Lewis v. DeBord (CA2 10/6/14)

A case about judgment liens and, in passing, memorandum opinions.

The plaintiffs took a default judgment for money and recorded it. Their debtors then acquired real property that they later sold to the DeBords. Under the statutes (33-961ff) and cases the rule has been that filing creates a lien against the debtor’s present or after-acquired property and that purchasers from the debtor take subject to the lien. In this action the plaintiffs sought to foreclose their judgment lien against it.

The problem was that in 1996 the statutes were amended to add a requirement that along with the judgment the creditor file an information sheet specifying some things about the debtor and the lawsuit. The plaintiffs didn’t file one until after they filed this action. The DeBords moved for summary judgment, arguing that this invalidated the lien. The plaintiffs argued that it merely affected the priority of their lien against other judgment creditors – of which there were none, so its lien was unharmed.

The trial court ruled for the DeBords. The Court of Appeals affirms, though its not clear whether for the same or different reasons.

After analyzing the history and structure of the statute the court agrees with the plaintiffs that failure to file the information sheet affects the priority, not the validity, of the lien.

But the court disagrees with the plaintiffs about its priority. The statute (33-967(D)) says that a judgment “has as its priority the date of [filing the information sheet].” “If the legislature wanted to limit the concept of priority . . . to the interests of competing lienholders . . . it could have said so.” “Priority” therefore includes not only competing lienholders but subsequent purchasers. Since the DeBords took the property before the information sheet was filed “[their] interest in the property has priority over the  . . . judgment lien.” So the DeBords win anyway.

We can’t quite get our head around this one. In what sense is a lien valid against property the owner of which has an interest that has “priority” over the lien? Since when does, or can, a lien statute use “priority” in the context of an ownership interest?

But what about memorandum decisions, you ask? The plaintiffs cited an opinion that mentioned that an earlier memorandum in that case had held that failure to file an information sheet didn’t invalidate a judgment lien. In one of several long footnotes the court points out that memoranda are not precedent and adds that courts “do not treat passing references to previous memorandum decisions in published opinions as precedent.” Since the court purports to agree that failure to file the sheet doesn’t invalidate the lien the purpose of this footnote is to discourage the memo-cited-in-a-later-opinion loophole. The courts want to limit the loopholes to the ones they are creating themselves by rule changes.

(link to opinion)

Boyle v. Ford (CA2 8/29/14)

One of the reasons for publishing an opinion is to remind people of the law; that was presumably the thinking here so we’ll blog it for the same reason.

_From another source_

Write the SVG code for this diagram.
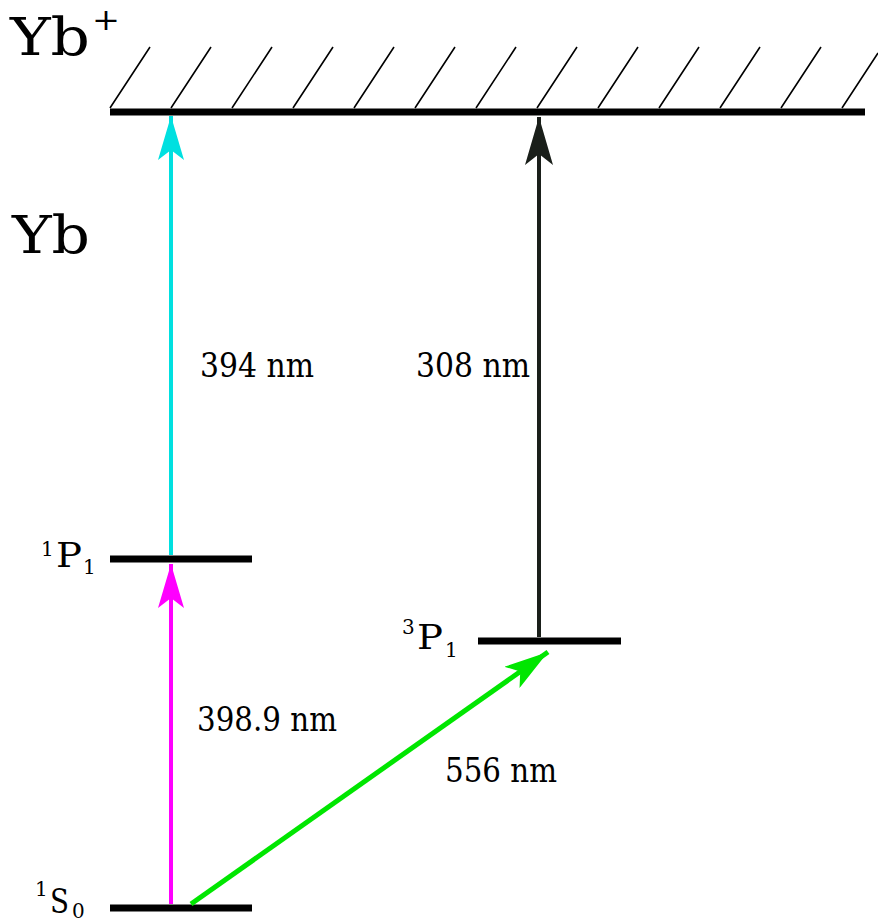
<svg xmlns="http://www.w3.org/2000/svg" width="878" height="924" viewBox="0 0 878 924" font-family="'DejaVu Serif','Liberation Serif',serif">
<style>
text{font-family:"DejaVu Serif","Liberation Serif",serif;fill:#000}
.big{font-size:52px}
.lbl{font-size:33px}
.lp{font-size:34px}
.sm{font-size:20px}
.lvl{stroke:#000;stroke-width:7;fill:none}
.hatch{stroke:#000;stroke-width:1.6;fill:none}
</style>
<defs>
<marker id="hc" markerUnits="userSpaceOnUse" markerWidth="44" markerHeight="26" refX="44" refY="13" orient="auto" viewBox="0 0 44 26"><path d="M0,0 L44,13 L0,26 L10,13 Z" fill="#00e0e0"/></marker>
<marker id="hm" markerUnits="userSpaceOnUse" markerWidth="44" markerHeight="26" refX="44" refY="13" orient="auto" viewBox="0 0 44 26"><path d="M0,0 L44,13 L0,26 L10,13 Z" fill="#ff00ff"/></marker>
<marker id="hk" markerUnits="userSpaceOnUse" markerWidth="48" markerHeight="28" refX="48" refY="14" orient="auto" viewBox="0 0 48 28"><path d="M0,0 L48,14 L0,28 L11,14 Z" fill="#1a1f1a"/></marker>
<marker id="hg" markerUnits="userSpaceOnUse" markerWidth="44" markerHeight="26" refX="44" refY="13" orient="auto" viewBox="0 0 44 26"><path d="M0,0 L44,13 L0,26 L10,13 Z" fill="#00e600"/></marker>
</defs>
<g id="ion-continuum">
<line class="lvl" x1="110" y1="112" x2="865" y2="112"/>
<path class="hatch" d="M110,108 L150,47 M171,108 L211,47 M232,108 L272,47 M293,108 L333,47 M354,108 L394,47 M415,108 L455,47 M476,108 L516,47 M537,108 L577,47 M598,108 L638,47 M659,108 L699,47 M720,108 L760,47 M781,108 L821,47 M842,108 L878,53"/>
<text class="big" x="10" y="55" textLength="80" lengthAdjust="spacingAndGlyphs">Yb</text>
<text x="92" y="30" style="font-size:30px" textLength="28" lengthAdjust="spacingAndGlyphs">+</text>
</g>
<g id="atom-label"><text class="big" x="12" y="253" textLength="78" lengthAdjust="spacingAndGlyphs">Yb</text></g>
<g id="level-1P1">
<line class="lvl" x1="110" y1="559" x2="252" y2="559"/>
<text class="sm" x="41" y="556">1</text>
<text class="lp" x="56" y="567" textLength="26" lengthAdjust="spacingAndGlyphs">P</text>
<text class="sm" x="83" y="574">1</text>
</g>
<g id="level-3P1">
<line class="lvl" x1="478" y1="641" x2="621" y2="641"/>
<text class="sm" x="402" y="634">3</text>
<text class="lp" x="417" y="649" textLength="26" lengthAdjust="spacingAndGlyphs">P</text>
<text class="sm" x="445" y="657">1</text>
</g>
<g id="level-1S0">
<line class="lvl" x1="110" y1="908" x2="252" y2="908"/>
<text class="sm" x="35" y="896">1</text>
<text class="lp" x="50" y="913" textLength="19" lengthAdjust="spacingAndGlyphs">S</text>
<text class="sm" x="72" y="918">0</text>
</g>
<g id="connectors" fill="none" stroke-width="4">
<line x1="171" y1="555" x2="171" y2="116" stroke="#00e0e0" marker-end="url(#hc)"/>
<line x1="171" y1="904" x2="171" y2="564" stroke="#ff00ff" marker-end="url(#hm)"/>
<line x1="539" y1="637" x2="539" y2="117" stroke="#1a1f1a" marker-end="url(#hk)"/>
<line x1="191" y1="904" x2="548" y2="652" stroke="#00e600" stroke-width="5" marker-end="url(#hg)"/>
</g>
<g id="labels">
<text class="lbl" x="200" y="377" textLength="114" lengthAdjust="spacingAndGlyphs">394 nm</text>
<text class="lbl" x="416" y="377" textLength="114" lengthAdjust="spacingAndGlyphs">308 nm</text>
<text class="lbl" x="197" y="731" textLength="140" lengthAdjust="spacingAndGlyphs">398.9 nm</text>
<text class="lbl" x="445" y="782" textLength="112" lengthAdjust="spacingAndGlyphs">556 nm</text>
</g>
</svg>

The Boyles sued Ford when their truck burned up in their driveway. Ford made an Offer of Judgment; the Boyles did not respond to it and then lost at trial. When Ford moved for Rule 68 sanctions the Boyle’s objected. The trial court awarded sanctions, ruling that the Boyle’s objection was hyper-technical and that they had waived it. It surely was the former; the latter is the basis of this opinion affirming the award.

Rule 68(d) now requires (and has since 2007, though since many lawyers haven’t read rules since they left law school that is recently enough to catch a fair number off guard) that objections to an OJ be filed within ten days on pain of waiver. The Boyles argued that objections must be filed when there are mistakes in the OJ but not when there is some basic defect in it that renders it invalid. But they were apparently making that up almost entirely out of whole cloth without authority; the rule makes no such distinctions. The court holds that the offeree must inform the offeror of “any” objections to the OJ.

(link to opinion)

Cuellar v. Vettorel (CA2 8/18/14)

Now that Rule 68 law has – like so much of our tort law and procedure – moved from a world of clear rules to a murky realm of maybes arguments like this are not uncommon.

In this personal-injury case the defendant made an Offer of Judgment “contingent on the satisfaction of all liens.” At trial the plaintiff received an award that was less than the OJ but more than she would have ended up with had she accepted it and used it to pay her liens. Her lawyer therefore argued that she shouldn’t have to pay Rule 68 sanctions, that the lien amount shouldn’t count. The trial court disagreed; she appealed.

The Court of Appeals affirms. The plaintiff had an Alaska Supreme Court case but the court distinguishes it and says that in any event the terms of our rule do not permit correcting for liens. Even if they did, the result would be an improper comparison between an OJ that did not include liens and a trial award that did.

Whether lien language in an OJ is technically necessary or not, liens have become enough of a problem that its inclusion is understandable. This is an uncommon example of a qualification on an OJ that doesn’t either nullify it or, even if valid under the present version of the rule, make its application difficult to compute.